Speaking of which. . .I'm supposed to be looking for a job at the moment. Au revoir, back to the job search.

Monday, April 16, 2007

No Day But Today

Well, that time has finally come. It's hitting me that I just might be graduating this year (imagine that!) and I recognize that communication with people will only get harder and harder. Every stage of life, another person and another land is added on to that vast growing list of people to whom I send Christmas Cards, update on my life, and try to set rumors and gossip straight. The high school friends are worked out, the family receives the email, but now I must add this vast world of college, as well, and church and community.

Thus. . .this blog. Which, perhaps, will be a faithful recording of my life, of what I'm doing, where I plan to go, and what I feel. Perhaps it will become a bookmark for my writings, a way to post things I want read but never published. Maybe it will serve as a candle against the darkness of injustice, a special place to rant about social justice and to plea for solutions. Most likely it will be an unconnected series of ramblings that lead nowhere and explain nothing.

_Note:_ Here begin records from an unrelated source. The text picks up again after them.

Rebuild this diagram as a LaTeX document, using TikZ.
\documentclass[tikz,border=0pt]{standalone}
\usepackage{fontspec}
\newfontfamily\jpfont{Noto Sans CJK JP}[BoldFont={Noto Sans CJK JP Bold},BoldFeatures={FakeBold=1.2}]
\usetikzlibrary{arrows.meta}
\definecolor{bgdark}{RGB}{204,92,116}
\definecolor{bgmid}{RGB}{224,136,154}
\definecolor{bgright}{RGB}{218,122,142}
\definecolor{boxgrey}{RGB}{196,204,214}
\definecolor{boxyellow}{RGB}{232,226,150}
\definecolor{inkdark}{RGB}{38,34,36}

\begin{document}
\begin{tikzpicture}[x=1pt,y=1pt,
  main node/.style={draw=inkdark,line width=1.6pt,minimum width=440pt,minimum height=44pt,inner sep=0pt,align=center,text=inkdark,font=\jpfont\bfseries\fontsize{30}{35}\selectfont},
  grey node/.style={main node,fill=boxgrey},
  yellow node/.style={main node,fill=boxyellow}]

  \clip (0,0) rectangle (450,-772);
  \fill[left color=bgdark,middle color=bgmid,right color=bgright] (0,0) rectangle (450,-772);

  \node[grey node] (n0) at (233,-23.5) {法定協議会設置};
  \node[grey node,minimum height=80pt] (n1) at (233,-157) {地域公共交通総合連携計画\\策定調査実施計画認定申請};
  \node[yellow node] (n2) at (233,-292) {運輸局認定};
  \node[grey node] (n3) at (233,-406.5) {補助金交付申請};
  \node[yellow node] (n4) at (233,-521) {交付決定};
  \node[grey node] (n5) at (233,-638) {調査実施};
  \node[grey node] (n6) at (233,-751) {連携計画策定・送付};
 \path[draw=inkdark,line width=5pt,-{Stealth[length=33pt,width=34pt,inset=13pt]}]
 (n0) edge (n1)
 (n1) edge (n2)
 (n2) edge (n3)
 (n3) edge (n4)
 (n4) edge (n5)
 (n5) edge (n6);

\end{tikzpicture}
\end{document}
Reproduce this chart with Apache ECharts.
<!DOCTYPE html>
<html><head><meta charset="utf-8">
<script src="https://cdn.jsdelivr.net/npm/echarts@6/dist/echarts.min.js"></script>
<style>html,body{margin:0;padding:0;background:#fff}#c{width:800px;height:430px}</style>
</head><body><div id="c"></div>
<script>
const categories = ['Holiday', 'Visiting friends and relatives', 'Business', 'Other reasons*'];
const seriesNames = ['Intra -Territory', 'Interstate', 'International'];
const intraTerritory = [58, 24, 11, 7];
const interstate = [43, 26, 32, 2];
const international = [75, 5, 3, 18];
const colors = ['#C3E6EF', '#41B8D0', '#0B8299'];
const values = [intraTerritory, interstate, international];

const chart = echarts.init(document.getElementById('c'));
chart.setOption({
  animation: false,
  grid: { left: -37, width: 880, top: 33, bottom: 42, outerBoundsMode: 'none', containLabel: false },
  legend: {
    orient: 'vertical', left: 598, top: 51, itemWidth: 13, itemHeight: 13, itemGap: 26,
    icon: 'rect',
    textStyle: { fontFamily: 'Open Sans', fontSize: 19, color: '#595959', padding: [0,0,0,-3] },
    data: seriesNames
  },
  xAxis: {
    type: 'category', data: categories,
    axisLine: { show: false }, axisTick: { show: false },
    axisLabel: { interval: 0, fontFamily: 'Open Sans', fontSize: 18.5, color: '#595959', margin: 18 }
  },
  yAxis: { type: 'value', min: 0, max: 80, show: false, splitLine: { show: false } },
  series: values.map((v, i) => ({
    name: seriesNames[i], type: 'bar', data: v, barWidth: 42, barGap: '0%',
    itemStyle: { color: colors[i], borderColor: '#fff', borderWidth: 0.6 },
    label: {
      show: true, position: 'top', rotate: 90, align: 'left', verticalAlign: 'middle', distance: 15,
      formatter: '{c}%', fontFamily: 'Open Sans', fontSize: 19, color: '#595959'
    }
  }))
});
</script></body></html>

But then, that's what you all expect coming in, isn't it? You know me, and you know that my life is a curious amalgation of things perceived and not, the imagination tied intricately with memory in which what I dream is as real as what I experience, and what I say can be something I believe whole-heartedly or a vague ideal I heard recounted once on a commercial for Campbell's soup (which reminds me. . .I love those commercials for the sleeping pill. You know, the ones with the beaver and Abe Lincoln).

So to conclude this pointless beginning, let it be said. There is no road of life, just an endless series of hurdles, and I, my dear friends, have a pathetic tendency to run into them head-on. But bruises build character, and let's admit it. . .it's just plain old funny when those people fall down.